Is it really that hard to teach yourself?

Britain’s youngest Olympic medalist, skateboarder Sky Brown, also happens to be an autodidact.

“I just learn tricks off YouTube,” said Brown in 2019. Her father concurred by adding, “Her friends are all [at the skate park] so it’s more like just playing with them. It’s not serious. It’s not ‘going to training’.”

No coach, just making it up as she goes along. And winning a bronze medal at age 13.

A brief history of the self-taught

An autodidact is, very simply, someone who teaches themselves, and history is full of them:

  • Leonardo da Vinci
  • Granville Woods
  • James Cameron
  • Frank Lloyd Wright
  • James Baldwin
  • Ray Bradbury
  • Walt Disney
  • Albert Einstein
  • Alex Haley
  • Frida Kahlo
  • Frederick Douglass
  • Bob Dylan
  • Michael Faraday
  • Henry Ford

Just to name a very few. Can you imagine the world without these self-taught individuals?

Most of these individuals also carry the more familiar label of “drop-out”. If that doesn’t seriously make you question our society’s definition of education and its purpose, I don’t know what will.

It’s difficult to think of a novel idea, invention, discovery, etc. that came from someone who actually had a “traditional” schooling experience.  And if they did, they usually had their creative breakthroughs in spite of their schooling, not because of it.  And yet, we insist on labeling them as deficient because they didn’t “stick with” their schooling. What exactly does that make the rest of us?

A very poignant example of an autodidactic “dropout” is William Kamkwamba. Although I had already started to feel like a self-directed approach to learning was best for our children, it was in reading The Boy Who Harnessed the Wind aloud to our children that sealed the deal.

Even after 14 year old William taught himself physics using an English textbook (which meant that he also had to teach himself English), and even after his inventions brought electricity and water to his famine-ridden Malawian village, he carried a sense of failure for never having finished high school. It wasn’t until his fame grew that he was “discovered” and was helped to finish school. I literally could not believe the pomposity of what I was reading. Was it a joke? This completely backwards way of thinking about success led my children and I into a great discussion as to the purpose of education, and the role that schools play in society.

The “game” of school

Are all of these autodidactic, school “dropouts”, somehow “smarter” than everyone else? More talented? Why didn’t they need school? Why aren’t there more of them?  

I would argue that there would be more of them- a lot more of them- if our institutions of education allowed for more autodidactic (aka self-directed) learning. If children were given permission to wonder, to experiment, to fail, to collaborate, to make connections across disciplines, to get wrapped up in a particular skill or content for months or years at a time, who knows how many more William Kamkwambas we would we find. Who knows how many other children we could encourage to stop wasting their time and “drop out” of school.

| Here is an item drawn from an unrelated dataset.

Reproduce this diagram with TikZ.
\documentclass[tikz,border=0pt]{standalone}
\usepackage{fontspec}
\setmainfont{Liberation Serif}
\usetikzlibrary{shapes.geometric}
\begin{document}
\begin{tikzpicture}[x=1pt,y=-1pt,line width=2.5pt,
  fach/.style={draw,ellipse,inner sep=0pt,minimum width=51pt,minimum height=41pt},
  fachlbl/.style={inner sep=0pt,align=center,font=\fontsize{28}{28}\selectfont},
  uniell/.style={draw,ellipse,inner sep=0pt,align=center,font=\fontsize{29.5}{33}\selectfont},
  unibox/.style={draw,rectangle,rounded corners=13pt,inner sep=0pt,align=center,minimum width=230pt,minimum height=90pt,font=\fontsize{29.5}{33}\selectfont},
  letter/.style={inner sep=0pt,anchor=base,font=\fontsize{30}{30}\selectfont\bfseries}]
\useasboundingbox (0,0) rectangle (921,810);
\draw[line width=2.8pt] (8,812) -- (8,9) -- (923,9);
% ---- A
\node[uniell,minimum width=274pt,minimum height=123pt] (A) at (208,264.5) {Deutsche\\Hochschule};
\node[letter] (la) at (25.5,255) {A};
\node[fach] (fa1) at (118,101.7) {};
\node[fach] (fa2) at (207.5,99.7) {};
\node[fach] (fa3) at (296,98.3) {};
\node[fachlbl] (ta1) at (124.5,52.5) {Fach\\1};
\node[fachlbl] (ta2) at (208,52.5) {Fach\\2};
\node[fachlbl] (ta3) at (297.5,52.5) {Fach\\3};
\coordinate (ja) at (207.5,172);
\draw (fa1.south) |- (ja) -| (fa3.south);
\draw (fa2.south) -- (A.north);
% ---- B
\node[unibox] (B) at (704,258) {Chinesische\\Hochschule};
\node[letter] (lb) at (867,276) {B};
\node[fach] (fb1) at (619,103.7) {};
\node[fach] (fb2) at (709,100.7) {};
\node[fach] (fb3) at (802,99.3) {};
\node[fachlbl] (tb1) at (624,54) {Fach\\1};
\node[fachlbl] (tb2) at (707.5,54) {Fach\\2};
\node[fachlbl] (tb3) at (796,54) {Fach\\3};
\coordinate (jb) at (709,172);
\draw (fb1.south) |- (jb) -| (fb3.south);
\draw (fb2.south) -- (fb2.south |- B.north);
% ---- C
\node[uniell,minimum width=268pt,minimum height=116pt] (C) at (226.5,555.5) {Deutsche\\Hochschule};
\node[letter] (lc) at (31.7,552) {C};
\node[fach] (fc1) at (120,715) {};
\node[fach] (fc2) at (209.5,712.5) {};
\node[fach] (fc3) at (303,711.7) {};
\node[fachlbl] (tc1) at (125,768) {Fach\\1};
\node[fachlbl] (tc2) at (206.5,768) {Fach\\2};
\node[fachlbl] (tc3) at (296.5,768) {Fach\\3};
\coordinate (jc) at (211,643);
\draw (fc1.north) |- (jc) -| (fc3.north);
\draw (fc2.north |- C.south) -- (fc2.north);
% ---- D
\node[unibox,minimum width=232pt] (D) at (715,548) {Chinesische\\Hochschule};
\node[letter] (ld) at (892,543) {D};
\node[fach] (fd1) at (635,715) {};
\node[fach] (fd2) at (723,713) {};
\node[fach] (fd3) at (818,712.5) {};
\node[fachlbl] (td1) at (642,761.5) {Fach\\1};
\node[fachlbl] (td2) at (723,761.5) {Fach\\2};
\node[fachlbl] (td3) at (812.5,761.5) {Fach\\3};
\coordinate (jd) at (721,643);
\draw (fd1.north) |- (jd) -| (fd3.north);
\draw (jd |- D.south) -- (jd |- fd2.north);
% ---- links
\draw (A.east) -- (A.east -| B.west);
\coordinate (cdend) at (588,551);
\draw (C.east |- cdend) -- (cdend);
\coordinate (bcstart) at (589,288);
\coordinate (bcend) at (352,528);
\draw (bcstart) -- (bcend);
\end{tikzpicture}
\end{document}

Instead, society perpetuates the myth that the biggest educational accomplishment is “graduating with honors”.

Because of a school’s limitations, however, parents are increasingly taking their children’s education into their own hands so that their children will have the necessary freedom to learn in an autodidactic way. This is not a new idea. Thomas Edison, for example, was “bored and labeled a misfit” in school and so only attended sporadically for about 5 years. Thankfully, he had parents that encouraged him to learn in his own way.

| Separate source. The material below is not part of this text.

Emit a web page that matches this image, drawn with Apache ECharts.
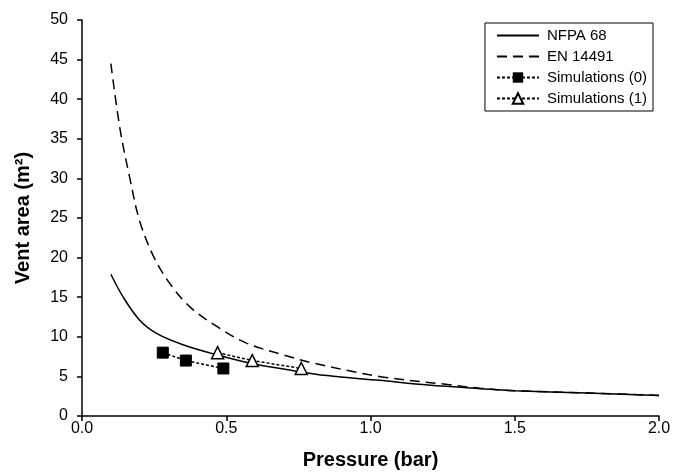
<!DOCTYPE html>
<html>
<head>
<meta charset="utf-8">
<script src="https://cdn.jsdelivr.net/npm/echarts@6/dist/echarts.min.js"></script>
<style>html,body{margin:0;padding:0;background:#fff}#c{width:676px;height:475px}</style>
</head>
<body>
<div id="c"></div>
<script>
const xTicks = [0.0, 0.5, 1.0, 1.5, 2.0];
const yTicks = [0, 5, 10, 15, 20, 25, 30, 35, 40, 45, 50];

const nfpaP = [0.10, 0.143, 0.20, 0.26, 0.35, 0.47, 0.58, 0.72, 0.85, 1.03, 1.20, 1.38, 1.50, 1.75, 2.00];
const nfpaA = [17.9, 15.0, 12.1, 10.4, 9.0, 7.7, 6.7, 5.8, 5.1, 4.5, 3.9, 3.45, 3.2, 2.9, 2.6];

const enP = [0.10, 0.132, 0.166, 0.20, 0.25, 0.305, 0.375, 0.47, 0.57, 0.70, 0.80, 1.03, 1.26, 1.38, 1.50, 1.75, 2.00];
const enA = [44.5, 36.2, 30.0, 24.6, 20.0, 16.7, 13.75, 11.25, 9.2, 7.7, 6.7, 5.0, 4.0, 3.5, 3.2, 2.9, 2.6];

const sim0P = [0.28, 0.36, 0.49];
const sim0A = [8, 7, 6];
const sim1P = [0.47, 0.59, 0.76];
const sim1A = [8, 7, 6];

const pairs = (xs, ys) => xs.map((x, i) => [x, ys[i]]);
const FONT = 'Liberation Sans, Arial, sans-serif';

const chart = echarts.init(document.getElementById('c'), null, {renderer: 'canvas'});
chart.setOption({
  animation: false,
  backgroundColor: '#fff',
  grid: {left: 82, right: 17, top: 20, bottom: 55, containLabel: false},
  legend: {
    orient: 'vertical',
    right: 23, top: 23,
    padding: [5, 6, 5, 11],
    borderColor: '#000', borderWidth: 1,
    itemWidth: 42, itemHeight: 13, itemGap: 6,
    textStyle: {fontFamily: FONT, fontSize: 15, color: '#000', padding: [0, 0, 0, 3]},
    data: [
      {name: 'NFPA 68', itemStyle: {opacity: 0}},
      {name: 'EN 14491', itemStyle: {opacity: 0}},
      'Simulations (0)', 'Simulations (1)'
    ]
  },
  xAxis: {
    type: 'value', min: 0, max: 2, interval: 0.5,
    name: 'Pressure (bar)', nameLocation: 'middle', nameGap: 34,
    nameTextStyle: {fontFamily: FONT, fontSize: 20, fontWeight: 'bold', color: '#000'},
    axisLine: {show: true, lineStyle: {color: '#000', width: 1.5}},
    axisTick: {show: true, length: 5, lineStyle: {color: '#000', width: 1.5}},
    axisLabel: {fontFamily: FONT, fontSize: 16, color: '#000', margin: 5,
      formatter: v => xTicks.includes(v) ? v.toFixed(1) : ''},
    splitLine: {show: false}
  },
  yAxis: {
    type: 'value', min: 0, max: 50, interval: 5,
    name: 'Vent area (m²)', nameLocation: 'middle', nameGap: 49,
    nameTextStyle: {fontFamily: FONT, fontSize: 20, fontWeight: 'bold', color: '#000'},
    axisLine: {show: true, lineStyle: {color: '#000', width: 1.5}},
    axisTick: {show: true, length: 5, lineStyle: {color: '#000', width: 1.5}},
    axisLabel: {fontFamily: FONT, fontSize: 16, color: '#000', margin: 14,
      formatter: v => yTicks.includes(v) ? String(v) : ''},
    splitLine: {show: false}
  },
  series: [
    {
      name: 'NFPA 68', type: 'line', data: pairs(nfpaP, nfpaA),
      smooth: 0.35, showSymbol: false,
      lineStyle: {color: '#000', width: 1.5}, itemStyle: {color: '#000'}
    },
    {
      name: 'EN 14491', type: 'line', data: pairs(enP, enA),
      smooth: 0.35, showSymbol: false,
      lineStyle: {color: '#000', width: 1.5, type: [10, 6]}, itemStyle: {color: '#000'}
    },
    {
      name: 'Simulations (0)', type: 'line', data: pairs(sim0P, sim0A),
      symbol: 'rect', symbolSize: 11,
      lineStyle: {color: '#000', width: 1.5, type: [3, 2]},
      itemStyle: {color: '#000', borderColor: '#000'}
    },
    {
      name: 'Simulations (1)', type: 'line', data: pairs(sim1P, sim1A),
      symbol: 'triangle', symbolSize: 12,
      lineStyle: {color: '#000', width: 1.5, type: [3, 2]},
      itemStyle: {color: '#fff', borderColor: '#000', borderWidth: 1.5}
    }
  ]
});
</script>
</body>
</html>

More recently, Jeff Sandefer, co-founder of Acton Academy, was also one of those parents. Some advice from his daughter’s teacher caused him to consider an alternative to mainstream schooling for his children. His sons were finishing at a Montessori school when he asked a teacher about when would be the best time to enroll them in a traditional classroom. Her response took him aback: “Enroll them as soon as possible. After they’ve had that kind of freedom in Montessori, they won’t like being chained to a desk and being lectured for eight hours a day.” This led Sandefer and his wife to start their Acton Academy.


The more time someone spends in an institution, the better they get at playing the “game” of school- following the rules, learning what will be on the exam, not asking questions, doing what is expected, etc.  On the flip side, though, is the tendency to play less, create less, think less critically, and make less connections between disciplines. It’s a dark place to go, but it makes me think about the scene in the film Shawshank Redemption when the inmates are released and have no idea how to really live because they’ve been institutionalized for so long.  It’s no doubt easier for the masses to follow rules and social norms, but is it better?

“Get busy living or get busy dying.”

An autodidactic approach takes courage and determination, and is often counter-cultural, but is so much more life-giving than the rote learning of arbitrary standards. There is an internal drive that comes, not from external rewards or punishments, but from an authentic connection to what is being learned. And with that connection, comes purpose. Don’t let your child slip through the cracks. Perhaps you would even consider allowing them to drop out opt out of school altogether.